Orang yang hanya mau bergaul dengan sekelompok kaum tertentu saja, bertaklid pada satu jemaah tertentu dan meninggalkan kaum atau jemaah yang lainnya sama seperti seorang anak yang hanya memerlukan ibunya saja atau bapaknya saja, dan jelas ini satu kepincangan.

Bersikaplah yang wajar, bergaullah dengan semua komponen masyarakat tanpa membedakan apakah mereka sama jemaahnya dengan kita, sama jalan pemikirannya dengan kita atau sebaliknya. Apalagi jika ini menyangkut hubungan sesama muslim, malah al-Qur’an berkata, satukan hubungan yang retak antar sesama saudaramu seiman, jauhi prasangka yang jahat kepadanya (lihat rujukan Surah al-Hujuraarat 49 ayat 12).

Surah kelima, surah al-Maaidah yang berarti hidangan. Hidangan disini adalah suatu sajian makanan, seorang bayi dia memerlukan asupan susu dan belaian kasih sayang kedua orang tuanya, seorang manusia perlu belajar nilai-nilai kebenaran yang obyektif dan melakukan silaturahhim terhadap sesamanya, dan dia perlu berbagi.

Saat sudah menjelang dewasa usia, kita tidak lagi menjadi bayi, kebutuhan gizi kita sudah lebih besar dari susu putih didalam botol.
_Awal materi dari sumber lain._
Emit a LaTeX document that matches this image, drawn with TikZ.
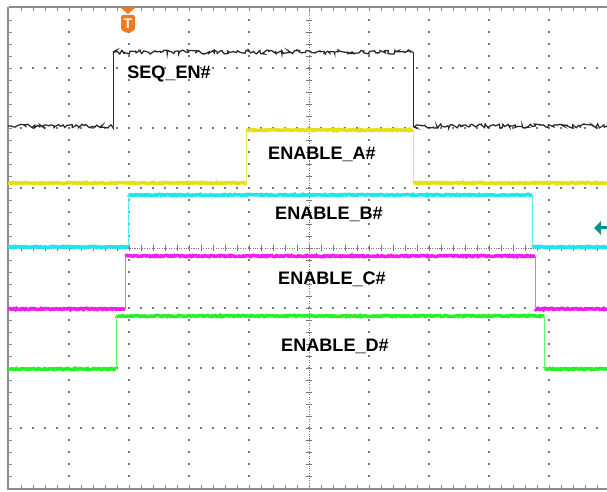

Kita menuntut menu lain, kita mulai belajar memakan makanan yang lebih keras, lebih kejal dan lebih berasa.

Semakin kita banyak belajar dan berinteraksi maka kepribadian kita seharusnya semakin meningkat, semakin menuntut lebih banyak dari sebelumnya, semakin kita belajar semakin kita merasa ilmu ini teramat sedikit, semua kekayaan pemikiran, khasanah pengetahuan harus bertambah demikian juga dengan ketakwaan maupun kesederhanaan jiwa.

Inilah inti dari sabda Nabi SAW: Sesungguhnya siapa yang hari ini lebih baik dari hari kemarin maka dia orang yang beruntung, tetapi orang yang hari ini lebih buruk dari sebelumnya maka dia termasuk orang yang merugi (lihat rujukan Surah al-Ashar 103 ayat 1 s/d 3).

Masihkah kita belum mengnal siapa diri kita sejauh ini ? Haruskah pembahasan ini dilanjutkan pada surah-surah lainnya ? Untuk sementara ini, biarlah tulisan ini berhenti sampai disini agar dapat direnungkan dan mencari kedalam inti diri siapa aku?